■ **WHAT IS EXPECTED**
Please write out the lines of the data exactly, beginning with the first and ending with the line containing "var weekCount = 57;"; leave the pictures behind.
● ● ● ● ● ● ●
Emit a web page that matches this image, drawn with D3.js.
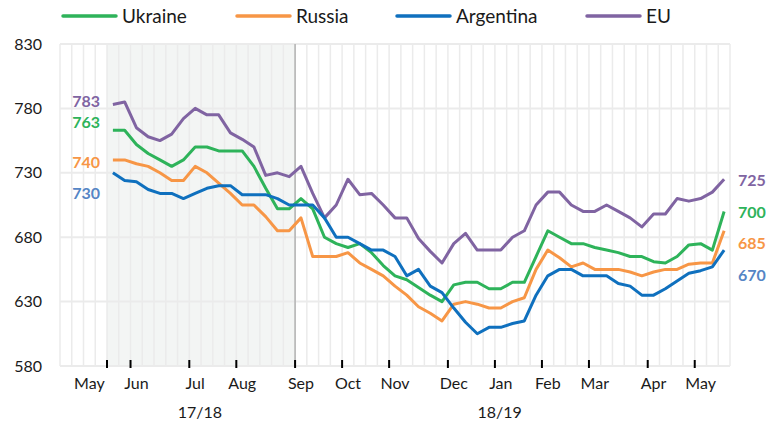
<!DOCTYPE html>
<html>
<head>
<meta charset="utf-8">
<script src="https://cdn.jsdelivr.net/npm/d3@7"></script>
<style>
  body { margin: 0; background: #fff; }
  text { font-family: Lato, "Open Sans", sans-serif; }
</style>
</head>
<body>
<div class="chart"></div>
<script>
var svgWidth = 775;
var svgHeight = 423;

// weekly prices, first point sits in week slot 4 of 57
var firstWeek = 4;
var weekCount = 57;

var ukraine = [763, 763, 752, 745, 740, 735, 740, 750, 750, 747, 747, 747, 735, 718, 702, 702, 710, 702, 680, 675,
  672, 675, 668, 658, 650, 647, 641, 635, 630, 643, 645, 645, 640, 640, 645, 645, 665, 685, 680, 675,
  675, 672, 670, 668, 665, 665, 661, 660, 665, 674, 675, 670, 700];
var russia = [740, 740, 737, 735, 730, 724, 724, 735, 730, 722, 714, 705, 705, 696, 685, 685, 695, 665, 665, 665,
  668, 660, 655, 650, 642, 635, 626, 621, 615, 628, 630, 628, 625, 625, 630, 633, 655, 670, 664, 657,
  660, 655, 655, 655, 653, 650, 653, 655, 655, 659, 660, 660, 685];
var argentina = [730, 724, 723, 717, 714, 714, 710, 714, 718, 720, 720, 713, 713, 713, 710, 705, 705, 705, 695, 680,
  680, 675, 670, 670, 665, 650, 655, 642, 637, 625, 614, 605, 610, 610, 613, 615, 635, 650, 655, 655,
  650, 650, 650, 644, 642, 635, 635, 640, 646, 652, 654, 657, 670];
var eu = [783, 785, 765, 758, 755, 760, 772, 780, 775, 775, 761, 756, 750, 728, 730, 727, 735, 714, 695, 705,
  725, 713, 714, 705, 695, 695, 679, 669, 660, 675, 683, 670, 670, 670, 680, 685, 705, 715, 715, 705,
  700, 700, 705, 700, 695, 688, 698, 698, 710, 708, 710, 715, 725];

var seriesNames = ["Ukraine", "Russia", "Argentina", "EU"];
var seriesColors = ["#2eb35a", "#f79646", "#0f70be", "#8064a2"];
var labelColors = ["#2eb35a", "#f79646", "#5585c5", "#8064a2"];

var yTicks = [580, 630, 680, 730, 780, 830];
var monthLabels = ["May", "Jun", "Jul", "Aug", "Sep", "Oct", "Nov", "Dec", "Jan", "Feb", "Mar", "Apr", "May"];
var monthSlots = [2, 6, 11, 15, 20, 24, 28, 33, 37, 41, 45, 50, 54];
var tickSlots = [4, 6, 11, 15, 20, 24, 28, 33, 37, 41, 45, 50, 54];
var seasonLabels = ["17/18", "18/19"];
var seasonSlots = [11.9, 37.4];
var prevSeason = [4, 20];

var svg = d3.select(".chart")
  .append("svg")
  .attr("width", svgWidth)
  .attr("height", svgHeight);

var x = d3.scaleLinear().domain([0, weekCount]).range([60, 730]);
var y = d3.scaleLinear().domain([580, 830]).range([366, 44]);

// shaded 17/18 season
svg.append("rect")
  .attr("x", x(prevSeason[0]))
  .attr("y", y(830))
  .attr("width", x(prevSeason[1]) - x(prevSeason[0]))
  .attr("height", y(580) - y(830))
  .attr("fill", "#f3f5f4");

// gridlines
svg.append("g").selectAll("line")
  .data(d3.range(weekCount + 1))
  .enter().append("line")
  .attr("x1", d => x(d)).attr("x2", d => x(d))
  .attr("y1", y(830)).attr("y2", y(580))
  .attr("stroke", "#ebebeb")
  .attr("stroke-width", 1.5);

svg.append("g").selectAll("line")
  .data(yTicks)
  .enter().append("line")
  .attr("x1", x(0)).attr("x2", x(weekCount))
  .attr("y1", d => y(d)).attr("y2", d => y(d))
  .attr("stroke", "#ebebeb")
  .attr("stroke-width", 2);

svg.append("line")
  .attr("x1", x(prevSeason[1])).attr("x2", x(prevSeason[1]))
  .attr("y1", y(830)).attr("y2", y(580))
  .attr("stroke", "#b3b3b3")
  .attr("stroke-width", 1.5);

// y axis labels
svg.append("g").selectAll("text")
  .data(yTicks)
  .enter().append("text")
  .attr("x", 42)
  .attr("y", d => y(d))
  .attr("dy", "0.35em")
  .attr("text-anchor", "end")
  .attr("font-size", 16)
  .attr("fill", "#1a1a1a")
  .text(d => d);

// x ticks and labels
svg.append("g").selectAll("line")
  .data(tickSlots)
  .enter().append("line")
  .attr("x1", d => x(d)).attr("x2", d => x(d))
  .attr("y1", y(580) - 6).attr("y2", y(580) + 2)
  .attr("stroke", "#000")
  .attr("stroke-width", 2);

svg.append("g").selectAll("text")
  .data(monthLabels)
  .enter().append("text")
  .attr("x", (d, i) => x(monthSlots[i] + 0.5))
  .attr("y", 389)
  .attr("text-anchor", "middle")
  .attr("font-size", 16)
  .attr("fill", "#1a1a1a")
  .text(d => d);

svg.append("g").selectAll("text")
  .data(seasonLabels)
  .enter().append("text")
  .attr("x", (d, i) => x(seasonSlots[i]))
  .attr("y", 418)
  .attr("text-anchor", "middle")
  .attr("font-size", 16)
  .attr("fill", "#1a1a1a")
  .text(d => d);

// lines
var allSeries = [ukraine, russia, argentina, eu];
var line = d3.line()
  .x((d, i) => x(firstWeek + i + 0.5))
  .y(d => y(d));

svg.append("g").selectAll("path")
  .data([eu, ukraine, russia, argentina])
  .enter().append("path")
  .attr("d", d => line(d))
  .attr("fill", "none")
  .attr("stroke", d => seriesColors[allSeries.indexOf(d)])
  .attr("stroke-width", 3)
  .attr("stroke-linejoin", "round");

// start / end value labels
var startY = [122, 162, 193, 101];
var endY = [212, 243, 275, 180];
allSeries.forEach(function (s, i) {
  svg.append("text")
    .attr("x", 100)
    .attr("y", startY[i])
    .attr("dy", "0.35em")
    .attr("text-anchor", "end")
    .attr("font-size", 16)
    .attr("font-weight", "bold")
    .attr("fill", labelColors[i])
    .text(s[0]);
  svg.append("text")
    .attr("x", 738)
    .attr("y", endY[i])
    .attr("dy", "0.35em")
    .attr("font-size", 16)
    .attr("font-weight", "bold")
    .attr("fill", labelColors[i])
    .text(s[s.length - 1]);
});

// legend
var legendX = [63, 237, 397, 587];
var legend = svg.append("g").selectAll("g")
  .data(seriesNames)
  .enter().append("g")
  .attr("transform", (d, i) => `translate(${legendX[i]}, 16)`);

legend.append("line")
  .attr("x1", 0).attr("x2", 53)
  .attr("stroke", (d, i) => seriesColors[i])
  .attr("stroke-width", 3.5)
  .attr("stroke-linecap", "round");

legend.append("text")
  .attr("x", 59)
  .attr("dy", "0.35em")
  .attr("font-size", 19)
  .attr("fill", "#1a1a1a")
  .text(d => d);
</script>
</body>
</html>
● ● ● ● ● ● ●
■ **SOLUTION FOR THIS EXERCISE**
Emit a web page that matches this image, drawn with D3.js.
<!DOCTYPE html>
<html>
<head>
<meta charset="utf-8">
<script src="https://cdn.jsdelivr.net/npm/d3@7"></script>
<style>
  body { margin: 0; background: #fff; }
  text { font-family: Lato, "Open Sans", sans-serif; }
</style>
</head>
<body>
<div class="chart"></div>
<script>
var svgWidth = 775;
var svgHeight = 423;

// weekly prices, first point sits in week slot 4 of 57
var firstWeek = 4;
var weekCount = 57;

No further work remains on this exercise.